Many of us could deal with some terrible situations in the short term, the real trial comes when a person must live out some trouble for an extended period of time, every day becomes more crucial and difficult. Here is the test of whether a workable system has been established, there must be no deterioration in quality of life after a day, two days, a week, etc. Let me give a quick example. While testing some versions of the Wilderness Mattress I would lay on it in my shirt for a period of time, carefully monitoring my body temperature. At first I felt colder due to the mattress bedding material being cold, the ambient temperature, as I lay there I was watching for some feeling of warming and once that occurred making sure no cold feeling was creeping in. If I felt any of this in an hours time, there was no way I would be comfortable through a night. When you are testing gear short term for use in longer term you have to be very sensitive to monitor change in the direction of degradation. Ideally you want to maintain yourself with no loss, if you can reach that equalibrium, you are on your way to long term cold weather living or FOAM.
Let’s look at applying this to winter sleeping systems.
First of all, why do I call them sleeping systems? In the summer or milder conditions you can get by with practically nothing in the way of gear, but in winter it is imperative that you maintain your core body temperature, that is primary. Secondary to that, you need to have some degree of comfort, this in order to obtain satisfactory rest. Your body needs to rest and rebuild and good sleep is important for that to occur. Usually we just think of getting through the night but with FOAM we want to not only stay warm but also comfortable, doing this well means we can stay out for an unlimited amount of time.
What about moisture? All winter clothing and sleeping gear absolutely needs to deal very effectively with moisture. Moisture has two sources, internal and external.

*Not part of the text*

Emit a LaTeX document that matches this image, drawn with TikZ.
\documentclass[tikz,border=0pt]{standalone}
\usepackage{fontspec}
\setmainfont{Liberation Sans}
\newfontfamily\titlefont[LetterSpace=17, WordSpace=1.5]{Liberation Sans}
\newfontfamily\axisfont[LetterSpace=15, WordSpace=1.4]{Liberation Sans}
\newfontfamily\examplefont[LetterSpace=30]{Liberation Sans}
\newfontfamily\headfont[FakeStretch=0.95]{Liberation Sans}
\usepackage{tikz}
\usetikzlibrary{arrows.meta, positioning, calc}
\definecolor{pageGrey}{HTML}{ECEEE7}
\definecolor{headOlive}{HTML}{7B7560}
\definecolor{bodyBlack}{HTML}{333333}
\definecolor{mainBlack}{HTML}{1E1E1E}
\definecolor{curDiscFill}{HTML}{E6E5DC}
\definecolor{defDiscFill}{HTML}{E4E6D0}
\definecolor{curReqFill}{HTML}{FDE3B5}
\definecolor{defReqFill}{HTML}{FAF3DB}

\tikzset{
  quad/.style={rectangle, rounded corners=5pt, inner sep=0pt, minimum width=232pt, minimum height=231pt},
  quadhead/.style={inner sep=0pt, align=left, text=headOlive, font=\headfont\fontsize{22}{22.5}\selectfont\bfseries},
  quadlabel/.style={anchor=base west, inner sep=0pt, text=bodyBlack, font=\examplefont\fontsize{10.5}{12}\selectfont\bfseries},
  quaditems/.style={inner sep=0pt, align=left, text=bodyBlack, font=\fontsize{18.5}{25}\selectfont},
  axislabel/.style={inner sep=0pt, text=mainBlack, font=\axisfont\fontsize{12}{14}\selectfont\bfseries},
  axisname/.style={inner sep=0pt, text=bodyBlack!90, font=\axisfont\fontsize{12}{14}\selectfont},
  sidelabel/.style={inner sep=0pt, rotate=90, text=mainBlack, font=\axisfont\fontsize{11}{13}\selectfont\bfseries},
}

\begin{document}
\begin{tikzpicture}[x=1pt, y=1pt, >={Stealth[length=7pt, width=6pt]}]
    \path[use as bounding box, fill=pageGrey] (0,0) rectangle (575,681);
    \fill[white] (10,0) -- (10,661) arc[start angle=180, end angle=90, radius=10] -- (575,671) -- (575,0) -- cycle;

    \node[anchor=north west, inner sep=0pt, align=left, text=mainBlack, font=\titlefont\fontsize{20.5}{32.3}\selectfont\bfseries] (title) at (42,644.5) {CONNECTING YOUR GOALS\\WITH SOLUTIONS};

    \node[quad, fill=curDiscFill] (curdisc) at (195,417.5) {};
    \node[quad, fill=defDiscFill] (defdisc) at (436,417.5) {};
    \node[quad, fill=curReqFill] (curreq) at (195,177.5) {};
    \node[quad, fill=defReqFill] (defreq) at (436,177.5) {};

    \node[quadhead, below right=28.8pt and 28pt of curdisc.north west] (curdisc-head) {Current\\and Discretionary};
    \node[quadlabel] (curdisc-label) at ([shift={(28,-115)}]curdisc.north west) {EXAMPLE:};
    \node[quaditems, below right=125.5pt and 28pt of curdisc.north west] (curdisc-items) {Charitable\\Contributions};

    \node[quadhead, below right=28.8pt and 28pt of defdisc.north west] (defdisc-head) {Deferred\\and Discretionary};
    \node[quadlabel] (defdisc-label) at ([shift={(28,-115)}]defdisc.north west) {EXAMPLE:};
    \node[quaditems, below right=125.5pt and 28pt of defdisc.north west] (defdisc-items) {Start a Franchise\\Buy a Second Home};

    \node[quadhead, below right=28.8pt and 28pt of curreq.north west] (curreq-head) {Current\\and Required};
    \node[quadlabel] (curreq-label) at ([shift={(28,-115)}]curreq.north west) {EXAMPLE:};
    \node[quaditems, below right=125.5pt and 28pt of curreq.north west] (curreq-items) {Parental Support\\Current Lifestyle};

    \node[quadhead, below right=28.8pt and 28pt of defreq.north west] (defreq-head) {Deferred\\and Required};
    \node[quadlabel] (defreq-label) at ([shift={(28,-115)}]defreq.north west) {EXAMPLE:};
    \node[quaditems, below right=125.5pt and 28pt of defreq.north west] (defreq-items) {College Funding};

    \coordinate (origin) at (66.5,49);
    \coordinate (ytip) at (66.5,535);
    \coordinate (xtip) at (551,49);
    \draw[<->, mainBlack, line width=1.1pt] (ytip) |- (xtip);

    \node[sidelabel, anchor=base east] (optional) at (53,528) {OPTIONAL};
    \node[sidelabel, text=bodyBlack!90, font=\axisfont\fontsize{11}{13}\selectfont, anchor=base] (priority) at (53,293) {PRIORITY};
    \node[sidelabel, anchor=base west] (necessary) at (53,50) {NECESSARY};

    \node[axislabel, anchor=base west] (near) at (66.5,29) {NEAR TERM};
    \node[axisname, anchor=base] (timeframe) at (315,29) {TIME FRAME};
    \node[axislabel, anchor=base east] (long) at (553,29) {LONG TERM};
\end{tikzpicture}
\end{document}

You can use waterproof clothing and sleeping gear and get no moisture from the outside, but still get soaked. Your body is made mostly of water, body processes give off water which normally goes out into the air, if it cannot escape easily it becomes trapped in your sleeping bag and clothes and you get wet. An effective sleeping system should allow a person to go to bed damp and awake in the morning dry. Doing this means your condition will not degrade over time due to moisture build up.
What is a simple way to do this? Lets start with the bag. Here is what unquestionably works. A sleeping bag made with Foam as the insulator, and covered both sides with breathable nylon fabric. Here’s how it works, and I’ve done this many times, going to bed not just damp, but wet, soaked. I slide into my bag or Personal Survival Blanket. My body heat pushes moisture away from me, from my synthetic clothing and into my sleeping bag, it keeps pushing, since there is nothing to stop it, till it exits the bag. I have many times gone to bed wet and woke up in the morning dry, it really works. I don’t have to try to dry over a fire, I can use my body heat to do it.
We’ll cover in detail the whole system in videos, blogs, and training material, but here for now is a brief of the whole system. A sleeping bag as described above, lays on a foam pad, which lays on a moisture handling cloth of nylon, and the whole setup is inside a plastic or fabric tube. Moisture moving downward passes through the bag, the pad and freezes in the nylon cloth which is shaken out in the morning ridding it of water crystals. Moisture moving upward passes through the bag and on contact with the tube material freezes into ice crystals, which are shaken out in the morning. Freeze dried.
This is a simple but perfectly effective system for sleeping an extended period of time in cold conditions.